- Goal: From the listing below, return each line that includes "chart".

- Dataset rows:
--- --- ---

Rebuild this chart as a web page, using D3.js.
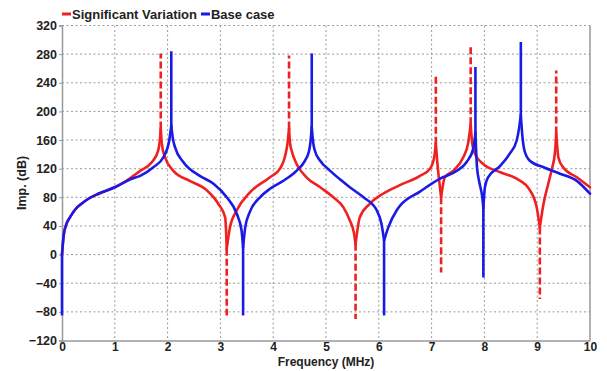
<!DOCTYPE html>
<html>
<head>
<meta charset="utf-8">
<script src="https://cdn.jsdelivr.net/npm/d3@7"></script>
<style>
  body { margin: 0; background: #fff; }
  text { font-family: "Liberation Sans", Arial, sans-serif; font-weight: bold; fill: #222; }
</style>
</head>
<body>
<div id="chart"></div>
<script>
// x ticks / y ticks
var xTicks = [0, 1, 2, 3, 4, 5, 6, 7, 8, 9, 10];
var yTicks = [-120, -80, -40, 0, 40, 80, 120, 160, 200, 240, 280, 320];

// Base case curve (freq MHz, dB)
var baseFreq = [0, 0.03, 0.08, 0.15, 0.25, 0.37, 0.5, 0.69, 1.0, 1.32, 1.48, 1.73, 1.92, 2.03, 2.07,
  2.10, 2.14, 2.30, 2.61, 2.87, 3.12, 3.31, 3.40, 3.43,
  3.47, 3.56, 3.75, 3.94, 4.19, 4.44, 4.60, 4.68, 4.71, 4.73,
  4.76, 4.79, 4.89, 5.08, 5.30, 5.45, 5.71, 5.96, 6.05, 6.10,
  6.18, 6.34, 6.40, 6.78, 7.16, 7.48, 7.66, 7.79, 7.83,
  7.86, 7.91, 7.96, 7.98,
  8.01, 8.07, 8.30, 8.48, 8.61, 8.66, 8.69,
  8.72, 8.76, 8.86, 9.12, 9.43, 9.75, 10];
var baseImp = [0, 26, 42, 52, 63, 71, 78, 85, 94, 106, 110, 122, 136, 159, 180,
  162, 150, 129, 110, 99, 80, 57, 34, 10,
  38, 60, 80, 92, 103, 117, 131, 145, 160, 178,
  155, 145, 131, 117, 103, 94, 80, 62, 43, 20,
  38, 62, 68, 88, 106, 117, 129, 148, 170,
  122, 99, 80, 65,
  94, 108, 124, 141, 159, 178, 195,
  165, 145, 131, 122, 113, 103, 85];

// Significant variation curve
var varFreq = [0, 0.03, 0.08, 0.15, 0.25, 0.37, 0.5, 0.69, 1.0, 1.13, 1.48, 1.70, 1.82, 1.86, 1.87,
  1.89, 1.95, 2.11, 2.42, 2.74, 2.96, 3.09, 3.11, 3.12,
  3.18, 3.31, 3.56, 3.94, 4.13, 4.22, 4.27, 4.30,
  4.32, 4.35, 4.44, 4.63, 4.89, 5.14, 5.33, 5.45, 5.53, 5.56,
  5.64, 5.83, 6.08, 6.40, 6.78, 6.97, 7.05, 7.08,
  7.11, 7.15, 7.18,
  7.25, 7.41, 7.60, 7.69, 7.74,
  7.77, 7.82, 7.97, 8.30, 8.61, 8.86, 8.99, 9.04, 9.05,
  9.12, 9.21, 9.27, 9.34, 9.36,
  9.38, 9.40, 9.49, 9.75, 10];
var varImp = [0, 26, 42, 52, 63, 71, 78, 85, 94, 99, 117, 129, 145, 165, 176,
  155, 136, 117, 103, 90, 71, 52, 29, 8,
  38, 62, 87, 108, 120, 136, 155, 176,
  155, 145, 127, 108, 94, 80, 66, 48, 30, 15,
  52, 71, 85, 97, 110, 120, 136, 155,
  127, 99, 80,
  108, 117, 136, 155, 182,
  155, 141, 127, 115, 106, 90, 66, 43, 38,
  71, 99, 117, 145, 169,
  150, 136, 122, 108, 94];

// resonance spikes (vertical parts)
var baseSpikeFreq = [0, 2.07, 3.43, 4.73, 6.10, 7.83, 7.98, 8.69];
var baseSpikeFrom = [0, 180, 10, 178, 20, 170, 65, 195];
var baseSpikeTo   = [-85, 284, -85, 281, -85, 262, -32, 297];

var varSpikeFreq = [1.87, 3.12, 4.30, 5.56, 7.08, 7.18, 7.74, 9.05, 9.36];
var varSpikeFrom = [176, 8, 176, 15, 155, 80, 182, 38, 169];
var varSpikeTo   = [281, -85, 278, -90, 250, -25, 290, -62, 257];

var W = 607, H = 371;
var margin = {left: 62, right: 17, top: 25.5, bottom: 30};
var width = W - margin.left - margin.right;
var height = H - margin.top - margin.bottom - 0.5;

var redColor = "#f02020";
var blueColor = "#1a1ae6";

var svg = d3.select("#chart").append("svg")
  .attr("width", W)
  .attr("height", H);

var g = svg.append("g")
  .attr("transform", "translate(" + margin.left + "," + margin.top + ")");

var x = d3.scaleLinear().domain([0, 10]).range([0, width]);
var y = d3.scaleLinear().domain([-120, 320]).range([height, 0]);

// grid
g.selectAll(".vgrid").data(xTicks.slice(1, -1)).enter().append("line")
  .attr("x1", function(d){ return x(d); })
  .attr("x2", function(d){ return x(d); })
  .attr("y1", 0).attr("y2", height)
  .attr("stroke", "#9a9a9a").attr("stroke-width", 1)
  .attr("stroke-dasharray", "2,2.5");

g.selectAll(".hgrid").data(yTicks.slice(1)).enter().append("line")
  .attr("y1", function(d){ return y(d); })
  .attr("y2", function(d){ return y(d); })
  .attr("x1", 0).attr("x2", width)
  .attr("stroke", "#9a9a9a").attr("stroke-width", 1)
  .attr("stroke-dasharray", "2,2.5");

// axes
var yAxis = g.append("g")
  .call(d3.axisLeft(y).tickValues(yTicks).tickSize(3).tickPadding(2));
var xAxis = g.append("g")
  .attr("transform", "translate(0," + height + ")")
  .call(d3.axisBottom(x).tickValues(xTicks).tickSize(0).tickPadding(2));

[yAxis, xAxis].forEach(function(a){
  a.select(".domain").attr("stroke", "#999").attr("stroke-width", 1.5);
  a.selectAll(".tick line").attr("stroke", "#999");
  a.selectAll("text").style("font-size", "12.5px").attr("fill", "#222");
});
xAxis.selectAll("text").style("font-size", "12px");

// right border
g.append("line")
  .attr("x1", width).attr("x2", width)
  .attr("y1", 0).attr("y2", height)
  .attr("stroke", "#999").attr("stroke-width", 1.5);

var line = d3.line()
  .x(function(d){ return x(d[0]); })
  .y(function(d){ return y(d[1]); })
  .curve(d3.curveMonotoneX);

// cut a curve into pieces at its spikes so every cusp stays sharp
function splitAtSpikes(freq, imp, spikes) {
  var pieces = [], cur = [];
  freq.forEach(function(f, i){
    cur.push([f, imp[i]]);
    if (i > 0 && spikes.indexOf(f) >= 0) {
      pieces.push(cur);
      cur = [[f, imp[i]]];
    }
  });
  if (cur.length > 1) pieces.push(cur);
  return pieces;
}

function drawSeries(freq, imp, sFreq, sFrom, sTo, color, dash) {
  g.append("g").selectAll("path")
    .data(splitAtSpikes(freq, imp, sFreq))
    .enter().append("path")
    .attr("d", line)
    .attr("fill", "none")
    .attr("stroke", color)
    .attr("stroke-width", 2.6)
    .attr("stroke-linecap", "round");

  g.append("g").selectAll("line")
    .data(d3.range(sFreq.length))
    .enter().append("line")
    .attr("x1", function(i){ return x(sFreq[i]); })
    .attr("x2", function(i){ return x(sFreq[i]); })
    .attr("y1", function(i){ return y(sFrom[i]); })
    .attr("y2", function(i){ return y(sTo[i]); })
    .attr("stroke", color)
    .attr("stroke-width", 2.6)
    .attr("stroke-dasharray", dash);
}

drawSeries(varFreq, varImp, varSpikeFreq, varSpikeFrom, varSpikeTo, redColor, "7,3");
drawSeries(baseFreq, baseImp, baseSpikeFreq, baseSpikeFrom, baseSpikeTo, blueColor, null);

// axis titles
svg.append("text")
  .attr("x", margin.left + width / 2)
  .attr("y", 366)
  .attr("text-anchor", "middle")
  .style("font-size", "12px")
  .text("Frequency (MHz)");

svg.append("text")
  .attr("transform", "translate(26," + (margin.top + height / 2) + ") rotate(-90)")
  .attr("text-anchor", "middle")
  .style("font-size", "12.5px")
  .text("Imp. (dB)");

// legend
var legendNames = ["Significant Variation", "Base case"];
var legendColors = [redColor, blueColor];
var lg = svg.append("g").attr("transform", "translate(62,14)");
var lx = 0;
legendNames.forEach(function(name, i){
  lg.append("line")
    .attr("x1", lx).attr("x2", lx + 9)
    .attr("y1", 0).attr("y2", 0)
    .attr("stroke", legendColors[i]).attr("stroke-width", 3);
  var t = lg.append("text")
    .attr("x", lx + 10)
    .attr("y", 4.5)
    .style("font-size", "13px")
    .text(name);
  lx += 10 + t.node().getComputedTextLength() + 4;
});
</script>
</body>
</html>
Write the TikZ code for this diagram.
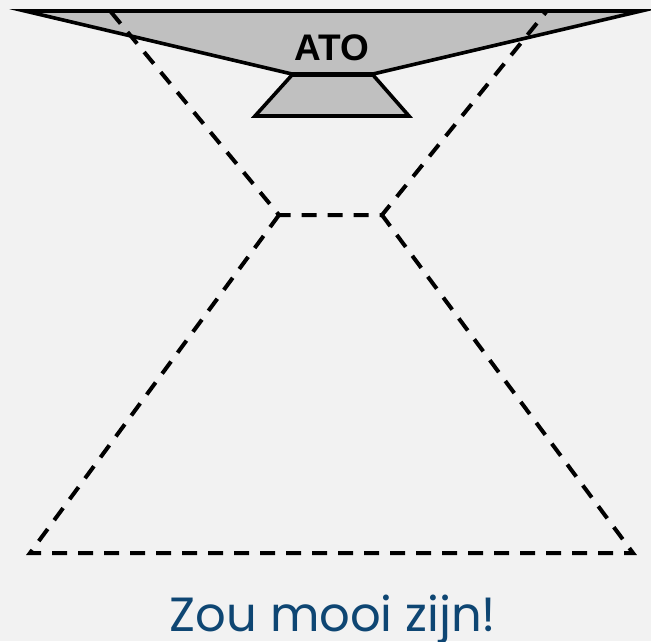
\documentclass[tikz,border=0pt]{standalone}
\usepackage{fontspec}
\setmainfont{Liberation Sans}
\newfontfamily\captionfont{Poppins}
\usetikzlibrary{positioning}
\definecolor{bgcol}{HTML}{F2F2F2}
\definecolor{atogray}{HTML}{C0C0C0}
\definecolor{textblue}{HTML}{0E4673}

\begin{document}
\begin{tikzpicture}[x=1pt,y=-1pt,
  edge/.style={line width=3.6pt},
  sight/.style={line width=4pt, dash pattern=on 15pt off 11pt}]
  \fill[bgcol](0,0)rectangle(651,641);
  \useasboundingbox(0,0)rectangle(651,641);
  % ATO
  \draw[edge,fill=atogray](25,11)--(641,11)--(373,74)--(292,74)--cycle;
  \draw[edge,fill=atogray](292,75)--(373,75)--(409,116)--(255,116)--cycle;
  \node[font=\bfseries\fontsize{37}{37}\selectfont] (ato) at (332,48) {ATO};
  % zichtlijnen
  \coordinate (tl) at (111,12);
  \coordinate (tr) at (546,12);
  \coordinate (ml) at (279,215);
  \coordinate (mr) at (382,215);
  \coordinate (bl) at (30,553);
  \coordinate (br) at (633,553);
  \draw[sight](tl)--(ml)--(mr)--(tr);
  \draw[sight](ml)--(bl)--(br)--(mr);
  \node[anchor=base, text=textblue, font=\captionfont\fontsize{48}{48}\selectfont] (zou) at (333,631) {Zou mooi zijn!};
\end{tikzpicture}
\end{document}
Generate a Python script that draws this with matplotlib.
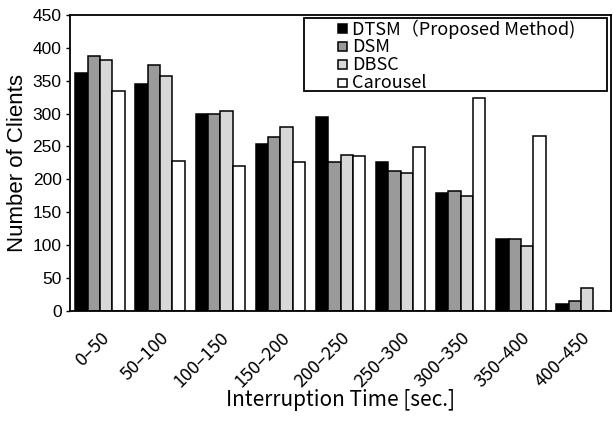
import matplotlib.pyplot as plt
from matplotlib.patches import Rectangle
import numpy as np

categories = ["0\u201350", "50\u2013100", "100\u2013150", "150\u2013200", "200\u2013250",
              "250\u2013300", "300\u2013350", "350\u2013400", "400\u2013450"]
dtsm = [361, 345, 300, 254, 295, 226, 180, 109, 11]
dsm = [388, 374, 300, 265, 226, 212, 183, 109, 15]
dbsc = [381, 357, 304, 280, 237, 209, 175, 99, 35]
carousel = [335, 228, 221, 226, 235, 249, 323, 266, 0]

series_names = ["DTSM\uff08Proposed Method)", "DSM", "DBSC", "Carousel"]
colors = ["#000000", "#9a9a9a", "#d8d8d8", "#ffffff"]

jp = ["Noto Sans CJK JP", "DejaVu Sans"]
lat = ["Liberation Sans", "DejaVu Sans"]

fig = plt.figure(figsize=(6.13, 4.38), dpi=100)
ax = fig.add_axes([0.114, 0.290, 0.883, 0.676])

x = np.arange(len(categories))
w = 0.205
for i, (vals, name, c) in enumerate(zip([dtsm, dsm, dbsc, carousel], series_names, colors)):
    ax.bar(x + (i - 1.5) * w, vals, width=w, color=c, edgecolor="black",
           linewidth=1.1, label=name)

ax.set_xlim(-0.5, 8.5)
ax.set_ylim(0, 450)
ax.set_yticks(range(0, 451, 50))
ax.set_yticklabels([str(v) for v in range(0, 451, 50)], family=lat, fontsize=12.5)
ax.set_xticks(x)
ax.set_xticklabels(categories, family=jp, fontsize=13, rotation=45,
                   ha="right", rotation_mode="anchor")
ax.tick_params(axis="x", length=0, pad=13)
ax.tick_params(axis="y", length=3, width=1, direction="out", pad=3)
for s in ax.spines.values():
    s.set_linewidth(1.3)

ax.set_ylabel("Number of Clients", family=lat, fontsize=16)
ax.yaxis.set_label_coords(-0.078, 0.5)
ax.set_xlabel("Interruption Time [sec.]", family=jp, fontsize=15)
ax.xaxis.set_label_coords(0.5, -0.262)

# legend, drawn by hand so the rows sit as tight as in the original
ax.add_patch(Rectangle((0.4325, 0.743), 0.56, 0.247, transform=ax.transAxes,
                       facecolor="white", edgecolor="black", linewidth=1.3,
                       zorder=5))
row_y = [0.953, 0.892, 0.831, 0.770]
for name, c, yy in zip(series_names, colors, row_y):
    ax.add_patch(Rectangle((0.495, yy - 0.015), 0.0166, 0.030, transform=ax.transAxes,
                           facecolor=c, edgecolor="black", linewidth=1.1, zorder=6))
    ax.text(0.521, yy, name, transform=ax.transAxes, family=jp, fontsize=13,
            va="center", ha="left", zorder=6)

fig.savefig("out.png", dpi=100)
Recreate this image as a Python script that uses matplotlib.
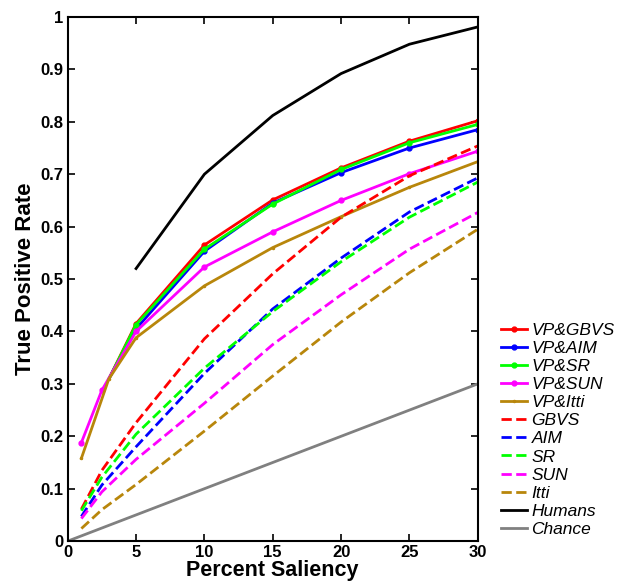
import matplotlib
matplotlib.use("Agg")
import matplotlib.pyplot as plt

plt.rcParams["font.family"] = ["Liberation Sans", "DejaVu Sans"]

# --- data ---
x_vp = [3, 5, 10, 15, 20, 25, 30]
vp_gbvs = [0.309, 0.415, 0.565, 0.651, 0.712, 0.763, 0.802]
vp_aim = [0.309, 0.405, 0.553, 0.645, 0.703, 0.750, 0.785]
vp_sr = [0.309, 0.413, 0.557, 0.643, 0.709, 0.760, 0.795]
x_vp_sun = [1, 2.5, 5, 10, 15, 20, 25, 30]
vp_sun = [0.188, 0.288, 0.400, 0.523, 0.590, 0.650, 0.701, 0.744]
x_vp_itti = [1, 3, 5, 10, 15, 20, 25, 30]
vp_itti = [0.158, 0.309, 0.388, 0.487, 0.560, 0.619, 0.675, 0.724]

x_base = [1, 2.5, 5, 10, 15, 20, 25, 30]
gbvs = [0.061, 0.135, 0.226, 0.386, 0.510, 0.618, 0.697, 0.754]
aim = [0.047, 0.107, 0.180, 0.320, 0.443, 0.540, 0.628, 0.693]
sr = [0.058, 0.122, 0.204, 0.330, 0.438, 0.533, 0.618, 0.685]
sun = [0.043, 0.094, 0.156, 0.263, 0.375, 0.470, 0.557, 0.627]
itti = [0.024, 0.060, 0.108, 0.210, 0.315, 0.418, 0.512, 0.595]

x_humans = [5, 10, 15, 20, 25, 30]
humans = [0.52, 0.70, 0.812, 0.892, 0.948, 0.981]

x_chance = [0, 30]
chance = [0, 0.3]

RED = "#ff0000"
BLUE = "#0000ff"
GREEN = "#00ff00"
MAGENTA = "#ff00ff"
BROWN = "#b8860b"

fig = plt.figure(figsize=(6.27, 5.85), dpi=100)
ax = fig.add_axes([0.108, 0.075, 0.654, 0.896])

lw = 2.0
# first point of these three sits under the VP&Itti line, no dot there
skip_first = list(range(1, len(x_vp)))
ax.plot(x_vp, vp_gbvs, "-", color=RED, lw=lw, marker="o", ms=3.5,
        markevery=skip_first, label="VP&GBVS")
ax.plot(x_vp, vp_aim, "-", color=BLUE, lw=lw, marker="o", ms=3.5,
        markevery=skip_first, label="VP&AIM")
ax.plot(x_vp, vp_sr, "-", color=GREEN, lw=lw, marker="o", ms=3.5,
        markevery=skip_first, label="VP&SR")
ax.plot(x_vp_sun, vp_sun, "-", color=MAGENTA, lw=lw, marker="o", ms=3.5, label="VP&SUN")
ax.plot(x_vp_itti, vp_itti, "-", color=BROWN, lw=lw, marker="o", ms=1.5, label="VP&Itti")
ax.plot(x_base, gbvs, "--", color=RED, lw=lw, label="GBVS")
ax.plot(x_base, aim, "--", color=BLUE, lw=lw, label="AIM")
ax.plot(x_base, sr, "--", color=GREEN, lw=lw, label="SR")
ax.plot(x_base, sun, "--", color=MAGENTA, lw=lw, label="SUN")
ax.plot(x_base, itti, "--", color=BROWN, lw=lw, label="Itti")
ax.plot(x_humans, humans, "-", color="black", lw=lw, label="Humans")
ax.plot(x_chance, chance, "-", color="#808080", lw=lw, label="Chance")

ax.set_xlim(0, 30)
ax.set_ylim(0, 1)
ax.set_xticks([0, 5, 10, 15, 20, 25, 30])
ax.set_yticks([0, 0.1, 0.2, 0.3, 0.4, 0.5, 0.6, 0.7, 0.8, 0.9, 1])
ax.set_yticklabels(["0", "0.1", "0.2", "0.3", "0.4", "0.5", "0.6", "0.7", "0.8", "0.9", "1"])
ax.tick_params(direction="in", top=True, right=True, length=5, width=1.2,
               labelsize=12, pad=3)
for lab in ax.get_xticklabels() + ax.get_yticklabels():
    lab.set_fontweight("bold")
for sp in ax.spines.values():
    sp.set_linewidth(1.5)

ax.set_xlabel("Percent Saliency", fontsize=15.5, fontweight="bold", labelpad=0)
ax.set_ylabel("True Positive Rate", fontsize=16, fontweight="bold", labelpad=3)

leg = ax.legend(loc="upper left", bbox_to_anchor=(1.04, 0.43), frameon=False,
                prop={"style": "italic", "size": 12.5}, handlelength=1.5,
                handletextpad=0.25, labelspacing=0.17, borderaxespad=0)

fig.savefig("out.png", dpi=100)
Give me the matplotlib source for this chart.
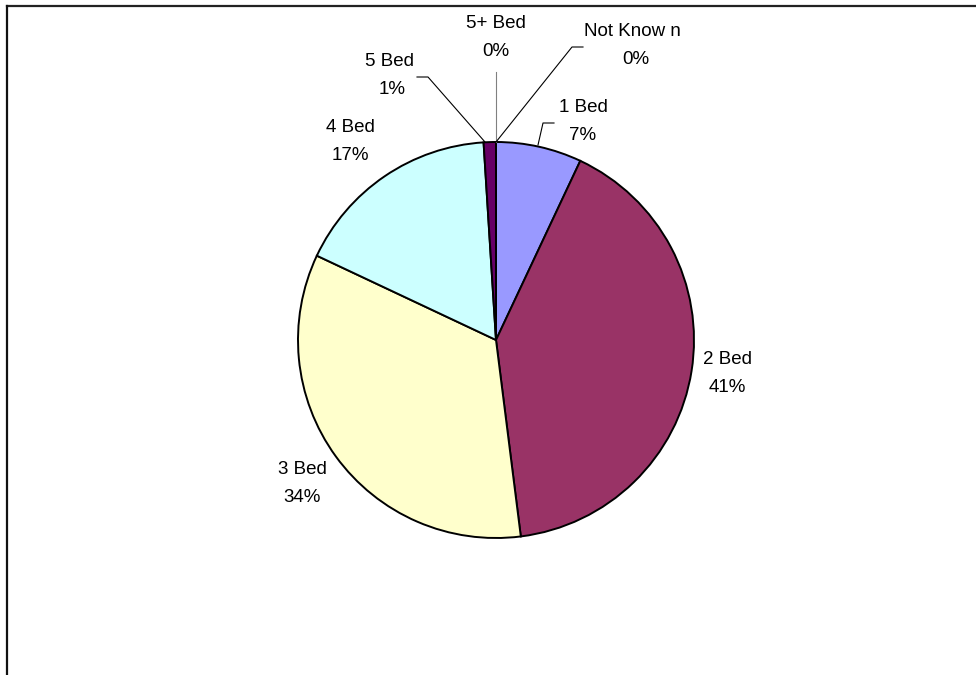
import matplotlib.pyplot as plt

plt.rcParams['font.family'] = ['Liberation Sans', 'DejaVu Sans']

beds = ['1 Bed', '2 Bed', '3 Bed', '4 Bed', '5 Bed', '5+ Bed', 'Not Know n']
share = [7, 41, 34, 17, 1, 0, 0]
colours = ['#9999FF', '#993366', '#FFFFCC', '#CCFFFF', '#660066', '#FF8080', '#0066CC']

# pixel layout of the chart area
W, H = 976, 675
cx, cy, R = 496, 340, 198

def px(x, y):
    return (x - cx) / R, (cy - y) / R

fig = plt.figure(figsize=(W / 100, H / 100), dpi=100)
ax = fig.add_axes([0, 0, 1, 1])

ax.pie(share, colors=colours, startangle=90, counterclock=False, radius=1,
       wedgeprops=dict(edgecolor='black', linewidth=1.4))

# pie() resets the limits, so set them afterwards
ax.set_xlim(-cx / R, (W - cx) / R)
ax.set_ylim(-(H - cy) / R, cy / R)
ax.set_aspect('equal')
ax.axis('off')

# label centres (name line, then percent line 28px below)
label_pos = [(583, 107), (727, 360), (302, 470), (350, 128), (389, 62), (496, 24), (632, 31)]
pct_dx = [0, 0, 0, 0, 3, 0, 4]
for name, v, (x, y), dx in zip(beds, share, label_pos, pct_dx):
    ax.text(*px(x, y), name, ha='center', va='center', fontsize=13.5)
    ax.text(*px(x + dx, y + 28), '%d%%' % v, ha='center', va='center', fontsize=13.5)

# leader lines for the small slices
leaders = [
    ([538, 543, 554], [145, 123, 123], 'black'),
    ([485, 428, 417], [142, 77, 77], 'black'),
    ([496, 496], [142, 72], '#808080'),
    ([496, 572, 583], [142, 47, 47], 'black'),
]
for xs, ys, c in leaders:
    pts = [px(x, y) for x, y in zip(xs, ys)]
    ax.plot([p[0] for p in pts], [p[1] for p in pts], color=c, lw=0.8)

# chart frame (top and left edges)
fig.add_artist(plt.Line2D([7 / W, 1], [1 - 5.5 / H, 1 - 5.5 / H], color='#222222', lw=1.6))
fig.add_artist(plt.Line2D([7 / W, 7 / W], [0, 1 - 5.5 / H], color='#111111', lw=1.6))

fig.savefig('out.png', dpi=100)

--- --- ---

- Exercise result:
Rebuild this chart as a web page, using D3.js.
<div id="chart"></div>
var svg = d3.select("#chart").append("svg")
Give me the matplotlib source for this chart.
# pixel layout of the chart area
# chart frame (top and left edges)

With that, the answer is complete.